Further information: History of Iceland

The formation of the republic was based on a clause in the 1918 Act of Union with Denmark, which allowed for a revision in 1943, as well as the results of the 1944 plebiscite.

German occupation of Denmark meant that the revision could not take place, and thus some Icelandic politicians demanded that Icelanders should wait until after the war. The British and U.S governments, which occupied Iceland at the time, also delayed the declaration by asking the Icelandic parliament to wait until after 1943. Although saddened by the results of the plebiscite, King Christian X sent a letter on 17 June 1944 congratulating Icelanders on forming a Republic.

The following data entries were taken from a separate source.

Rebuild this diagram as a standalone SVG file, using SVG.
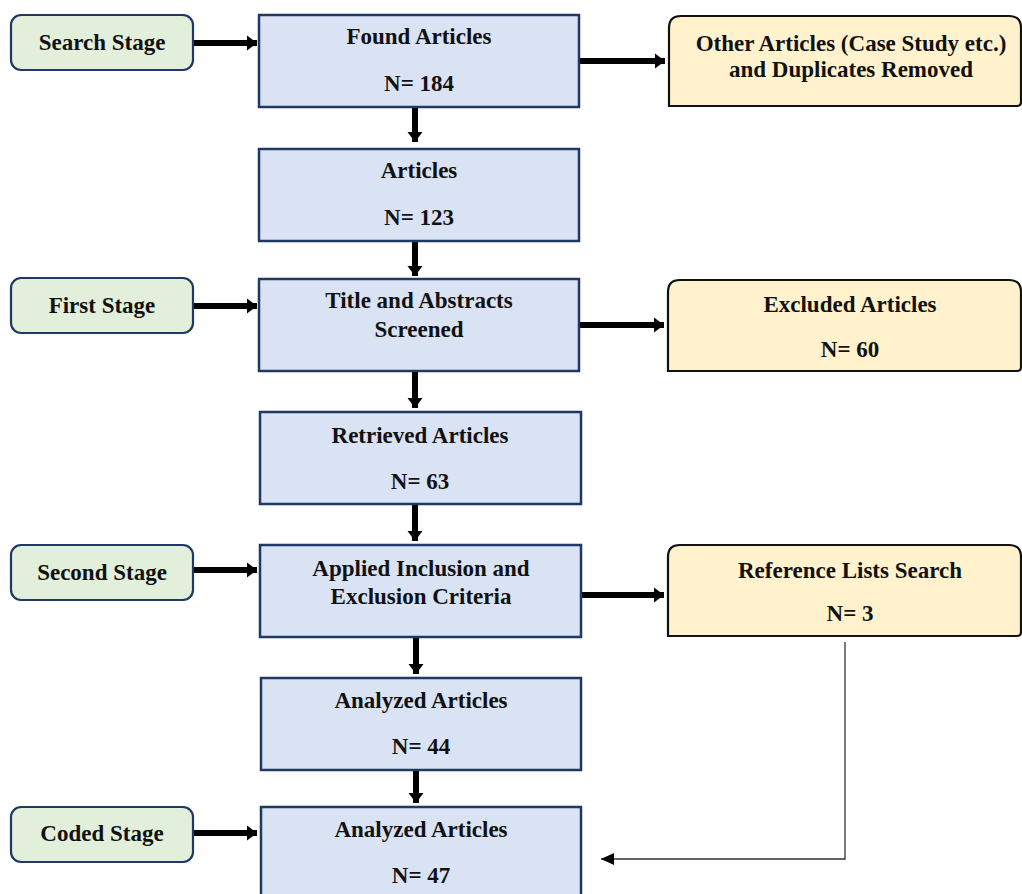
<svg xmlns="http://www.w3.org/2000/svg" width="1022" height="894" viewBox="0 0 1022 894">
<style>
.stage{fill:#E2EFDA;stroke:#1F3864;stroke-width:2.2}
.box{fill:#DAE3F3;stroke:#1F3864;stroke-width:2.5}
.out{fill:#FFF2CC;stroke:#111;stroke-width:2.2}
.thick{stroke:#000;stroke-width:6;fill:none}
.thin{stroke:#333;stroke-width:1.3;fill:none}
</style>
<defs>
<marker id="ah" markerUnits="userSpaceOnUse" markerWidth="11" markerHeight="18" refX="10" refY="9" orient="auto">
<path d="M0,1.5 L10,9 L0,16.5 Z" fill="#000"/>
</marker>
<marker id="ahs" markerUnits="userSpaceOnUse" markerWidth="14" markerHeight="12" refX="13" refY="6" orient="auto">
<path d="M0,0 L13,6 L0,12 Z" fill="#000"/>
</marker>
</defs>
<rect width="1022" height="894" fill="#fff"/>
<g id="connectors">
<line class="thick" x1="194" y1="43" x2="257" y2="43" marker-end="url(#ah)"/>
<line class="thick" x1="194" y1="306" x2="257" y2="306" marker-end="url(#ah)"/>
<line class="thick" x1="194" y1="570" x2="257" y2="570" marker-end="url(#ah)"/>
<line class="thick" x1="194" y1="833" x2="257" y2="833" marker-end="url(#ah)"/>
<line class="thick" x1="580" y1="61" x2="665" y2="61" marker-end="url(#ah)"/>
<line class="thick" x1="580" y1="325" x2="664" y2="325" marker-end="url(#ah)"/>
<line class="thick" x1="582" y1="595" x2="664" y2="595" marker-end="url(#ah)"/>
<line class="thick" x1="415" y1="108" x2="415" y2="142" marker-end="url(#ah)"/>
<line class="thick" x1="415" y1="242" x2="415" y2="276" marker-end="url(#ah)"/>
<line class="thick" x1="415" y1="372" x2="415" y2="408" marker-end="url(#ah)"/>
<line class="thick" x1="415" y1="505" x2="415" y2="541" marker-end="url(#ah)"/>
<line class="thick" x1="416" y1="638" x2="416" y2="674" marker-end="url(#ah)"/>
<line class="thick" x1="416" y1="771" x2="416" y2="803" marker-end="url(#ah)"/>
<path class="thin" d="M845,642 V859 H601" marker-end="url(#ahs)"/>
</g>
<g font-family="Liberation Serif, 'Times New Roman', serif" font-weight="bold" font-size="23" fill="#111" text-anchor="middle">
<g id="search-stage"><rect class="stage" x="11" y="15" width="182" height="55" rx="10"/><text x="102" y="50">Search Stage</text></g>
<g id="first-stage"><rect class="stage" x="11" y="278" width="182" height="55" rx="10"/><text x="102" y="313">First Stage</text></g>
<g id="second-stage"><rect class="stage" x="11" y="545" width="182" height="55" rx="10"/><text x="102" y="580">Second Stage</text></g>
<g id="coded-stage"><rect class="stage" x="11" y="807" width="182" height="55" rx="10"/><text x="102" y="841">Coded Stage</text></g>
<g id="found"><rect class="box" x="259" y="15" width="320" height="92"/><text x="419" y="44">Found Articles</text><text x="419" y="91">N= 184</text></g>
<g id="articles"><rect class="box" x="259" y="149" width="320" height="92"/><text x="419" y="178">Articles</text><text x="419" y="225">N= 123</text></g>
<g id="title"><rect class="box" x="259" y="279" width="320" height="92"/><text x="419" y="308">Title and Abstracts</text><text x="419" y="337">Screened</text></g>
<g id="retrieved"><rect class="box" x="260" y="412" width="321" height="92"/><text x="420" y="443">Retrieved Articles</text><text x="420" y="489">N= 63</text></g>
<g id="applied"><rect class="box" x="260" y="545" width="321" height="92"/><text x="421" y="576">Applied Inclusion and</text><text x="421" y="604">Exclusion Criteria</text></g>
<g id="analyzed44"><rect class="box" x="261" y="678" width="320" height="92"/><text x="421" y="708">Analyzed Articles</text><text x="421" y="754">N= 44</text></g>
<g id="analyzed47"><rect class="box" x="261" y="807" width="320" height="100"/><text x="421" y="837">Analyzed Articles</text><text x="421" y="883">N= 47</text></g>
<g id="other"><path class="out" d="M669,106 V28 Q669,16 681,16 H1009 Q1021,16 1021,28 V102 Q1021,106 1017,106 Z"/><text x="851" y="51">Other Articles (Case Study etc.)</text><text x="851" y="77">and Duplicates Removed</text></g>
<g id="excluded"><path class="out" d="M668,371 V292 Q668,280 680,280 H1009 Q1021,280 1021,292 V367 Q1021,371 1017,371 Z"/><text x="850" y="312">Excluded Articles</text><text x="850" y="357">N= 60</text></g>
<g id="reference"><path class="out" d="M668,636 V557 Q668,545 680,545 H1009 Q1021,545 1021,557 V632 Q1021,636 1017,636 Z"/><text x="850" y="578">Reference Lists Search</text><text x="850" y="621">N= 3</text></g>
</g>
</svg>
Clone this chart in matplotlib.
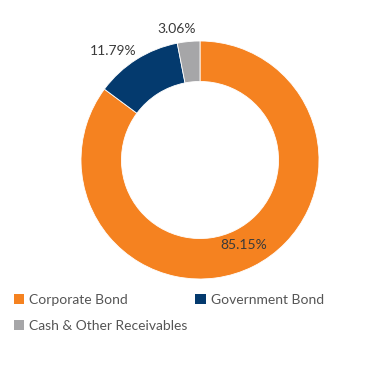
import numpy as np
import matplotlib
matplotlib.use("Agg")
import matplotlib.pyplot as plt
from matplotlib.patches import Patch

plt.rcParams['font.family'] = ['Lato', 'DejaVu Sans']

# data
labels = ["Corporate Bond", "Government Bond", "Cash & Other Receivables"]
values = [85.15, 11.79, 3.06]
colors = ["#F58220", "#043A6E", "#A6A6A8"]

W, H = 369, 390
fig = plt.figure(figsize=(W / 100, H / 100), dpi=100)

# donut axes: centre (200,160) px, outer radius 119 px
cx, cy, r = 200, 160, 119
ax = fig.add_axes([(cx - r) / W, (H - cy - r) / H, 2 * r / W, 2 * r / H])
wedges, _ = ax.pie(values, colors=colors, startangle=90, counterclock=False,
                   radius=1, wedgeprops=dict(width=0.34, edgecolor="white", linewidth=0.6))
ax.set_xlim(-1, 1)
ax.set_ylim(-1, 1)
ax.set_aspect("equal")
ax.axis("off")

# percent labels
start = 90
cum = 0
label_r = [0.80, 1.09, 1.11]
nudge = [(0.01, 0.0), (-0.145, -0.01), (-0.09, 0.0)]
for v, lr, (nx, ny) in zip(values, label_r, nudge):
    mid = np.deg2rad(start - (cum + v / 2) * 3.6)
    cum += v
    ax.text(lr * np.cos(mid) + nx, lr * np.sin(mid) + ny, f"{v:.2f}%",
            ha="center", va="center", fontsize=10, color="#3a3a3a")

# legend: column-major order so Government Bond sits in the second column
order = [0, 2, 1]
handles = [Patch(facecolor=colors[i], edgecolor="none") for i in order]
leg = fig.legend(handles, [labels[i] for i in order], ncol=2, loc="upper left",
                 bbox_to_anchor=(1 / W, 1 - 281 / H), frameon=False,
                 fontsize=10, handlelength=0.75, handleheight=0.75,
                 handletextpad=0.35, columnspacing=0.6, labelspacing=1.05,
                 labelcolor="#555555")

fig.savefig("out.png", dpi=100)
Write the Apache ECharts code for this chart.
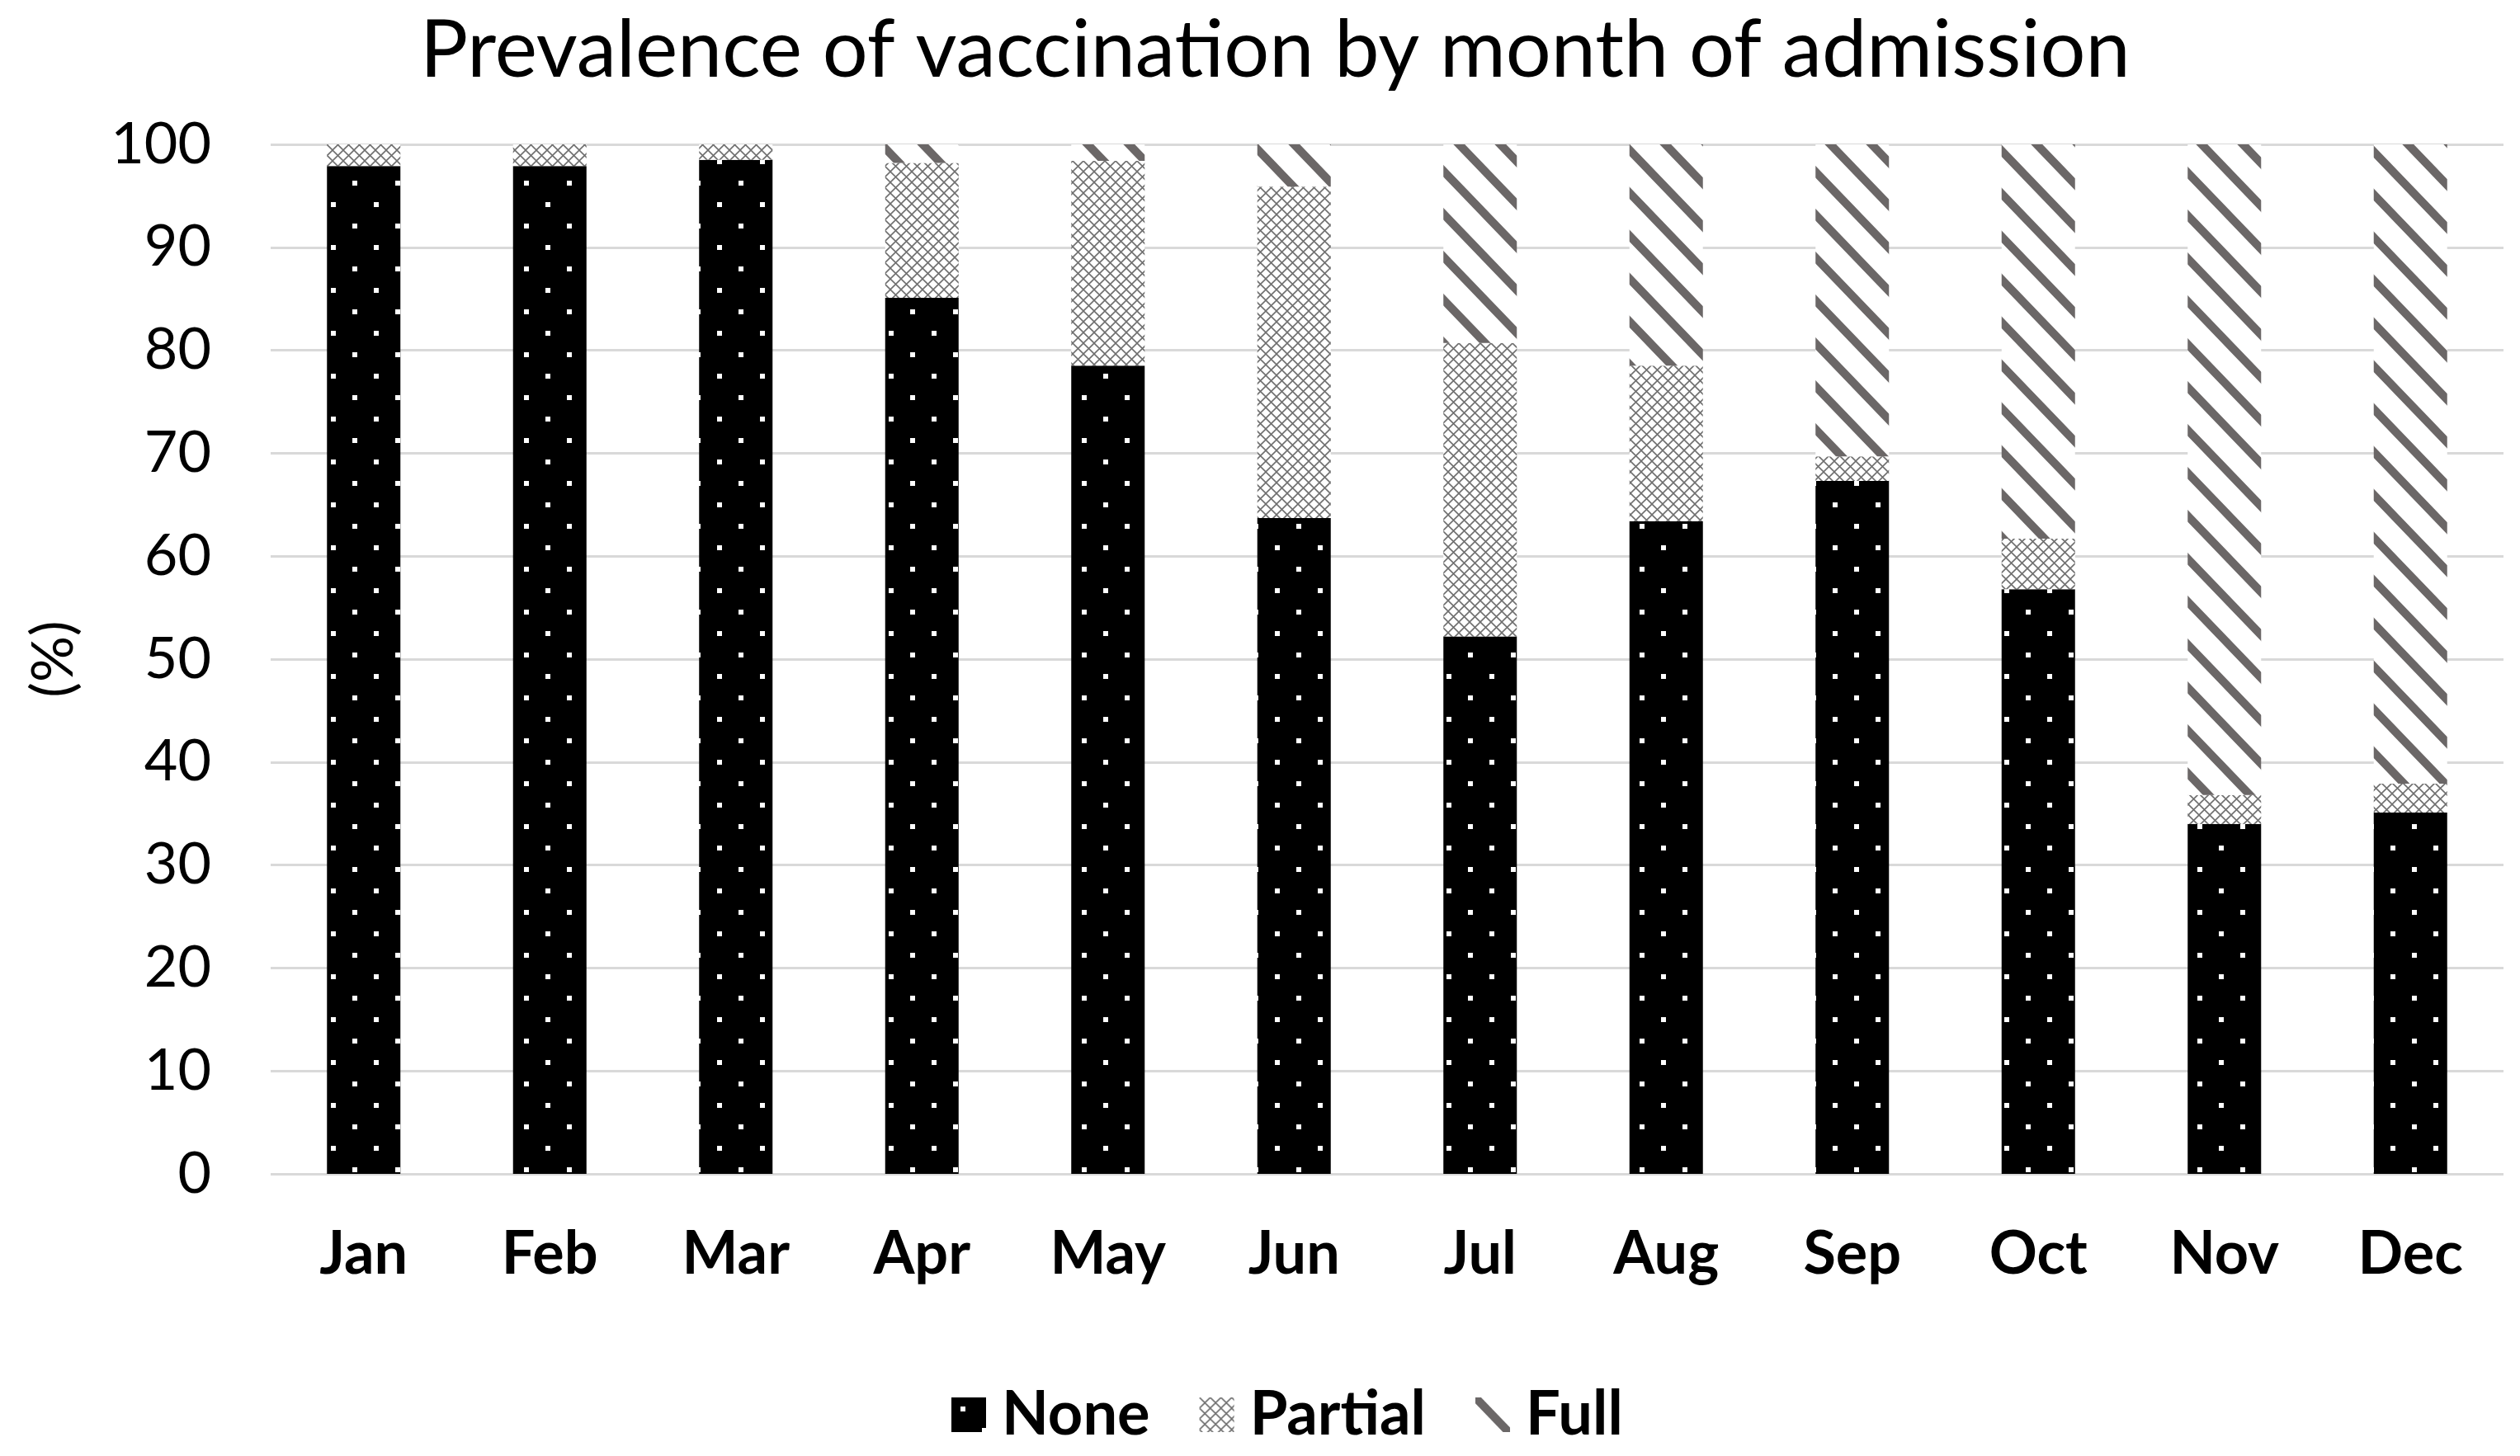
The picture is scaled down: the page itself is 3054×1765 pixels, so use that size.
<!DOCTYPE html>
<html>
<head>
<meta charset="utf-8">
<script src="https://cdn.jsdelivr.net/npm/echarts@6/dist/echarts.min.js"></script>
<style>
html,body{margin:0;padding:0;background:#fff;}
#chart{width:3054px;height:1765px;}
</style>
</head>
<body>
<div id="chart"></div>
<script>
var months = ['Jan','Feb','Mar','Apr','May','Jun','Jul','Aug','Sep','Oct','Nov','Dec'];
var noneVals = [97.9, 97.9, 98.5, 85.1, 78.5, 63.7, 52.2, 63.4, 67.3, 56.8, 34.0, 35.1];
var partialVals = [2.1, 2.1, 1.5, 13.1, 19.9, 32.2, 28.5, 15.1, 2.4, 4.9, 2.8, 2.8];
var fullVals = [0, 0, 0, 1.8, 1.6, 4.1, 19.3, 21.5, 30.3, 38.3, 63.2, 62.1];
var yTicks = [0, 10, 20, 30, 40, 50, 60, 70, 80, 90, 100];

function dotsTile() {
  var c = document.createElement('canvas');
  c.width = 52; c.height = 52;
  var g = c.getContext('2d');
  g.fillStyle = '#000'; g.fillRect(0, 0, 52, 52);
  g.fillStyle = '#fff';
  g.fillRect(11, 11, 6, 6);
  g.fillRect(37, 37, 6, 6);
  return c;
}
function crossTile() {
  var s = 13;
  var c = document.createElement('canvas');
  c.width = s; c.height = s;
  var g = c.getContext('2d');
  g.fillStyle = '#fff'; g.fillRect(0, 0, s, s);
  g.strokeStyle = '#6f6f6f'; g.lineWidth = 1.6;
  g.beginPath();
  g.moveTo(0, 0); g.lineTo(s, s);
  g.moveTo(s, 0); g.lineTo(0, s);
  g.stroke();
  return c;
}
function stripeTile() {
  var W = 50, H = 52;
  var c = document.createElement('canvas');
  c.width = W; c.height = H;
  var g = c.getContext('2d');
  g.fillStyle = '#fff'; g.fillRect(0, 0, W, H);
  g.strokeStyle = '#6b6767'; g.lineWidth = 10;
  g.beginPath();
  for (var k = -1; k <= 1; k++) {
    g.moveTo(-W, -H + k * H);
    g.lineTo(2 * W, 2 * H + k * H);
  }
  g.stroke();
  return c;
}

var chart = echarts.init(document.getElementById('chart'));
var font = 'Lato';
chart.setOption({
  backgroundColor: '#fff',
  animation: false,
  title: {
    text: 'Prevalence of vaccination by month of admission',
    left: 504, top: 8,
    textStyle: { fontFamily: font, fontSize: 97, fontWeight: 'normal', color: '#000' }
  },
  legend: {
    bottom: 8, left: 1148,
    itemWidth: 42, itemHeight: 42, itemGap: 60,
    icon: 'rect',
    textStyle: { fontFamily: font, fontSize: 74, fontWeight: 'bold', color: '#000', padding: [0, 0, 0, 14] },
    data: ['None', 'Partial', 'Full']
  },
  grid: { left: 328, top: 175, width: 2706, height: 1248, containLabel: false },
  xAxis: {
    type: 'category', data: months,
    axisLine: { show: false }, axisTick: { show: false },
    axisLabel: { fontFamily: font, fontSize: 72, fontWeight: 'bold', color: '#000', margin: 62 }
  },
  yAxis: {
    type: 'value', min: 0, max: 100, interval: 10,
    name: '(%)', nameLocation: 'middle', nameGap: 228,
    nameTextStyle: { fontFamily: font, fontSize: 70, color: '#000' },
    axisLine: { show: false }, axisTick: { show: false },
    axisLabel: { fontFamily: font, fontSize: 70, color: '#000', margin: 72,
      formatter: function (v) { return yTicks.indexOf(v) >= 0 ? String(v) : ''; } },
    splitLine: { lineStyle: { color: '#d9d9d9', width: 3 } }
  },
  series: [
    { name: 'None', type: 'bar', stack: 'v', data: noneVals, barWidth: 89,
      itemStyle: { color: { image: dotsTile(), repeat: 'repeat' } } },
    { name: 'Partial', type: 'bar', stack: 'v', data: partialVals, barWidth: 89,
      itemStyle: { color: { image: crossTile(), repeat: 'repeat' } } },
    { name: 'Full', type: 'bar', stack: 'v', data: fullVals, barWidth: 89,
      itemStyle: { color: { image: stripeTile(), repeat: 'repeat' } } }
  ]
});
</script>
</body>
</html>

Abolishing the monarchy resulted in little change to the Icelandic constitution, "The King" was merely substituted for "The President". However the people of Iceland celebrated the end of the long struggle for total independence and praised Jón Sigurðsson for his early independence movement and Sveinn Björnsson, who became the first president of Iceland.

Celebrations[edit]

Today, Icelanders celebrate this holiday on a national scale. The celebration traditionally takes the form of a parade through each urban area with a brass band at the fore. Riders on Icelandic horses often precede the brass band and flagbearers from the Icelandic scout movement traditionally follow the brass band. After the parade several speeches are held out in the open, including one from Fjallkonan (the woman of the mountain), clad in Skautbúningur, who recites a poem. She represents the fierce spirit of the Icelandic nation and of Icelandic nature; this is in many ways an inheritance from the period of romanticism that reigned when the first steps toward independence were taken. After speeches and other officialities are over, a less formal celebration takes place with musicians entertaining the crowd, candy being devoured by children in huge quantities, and gas-filled balloons escaping their owners and flying to the sky. It is also somewhat traditional to expect rain on this day, particularly in the Southwest of Iceland.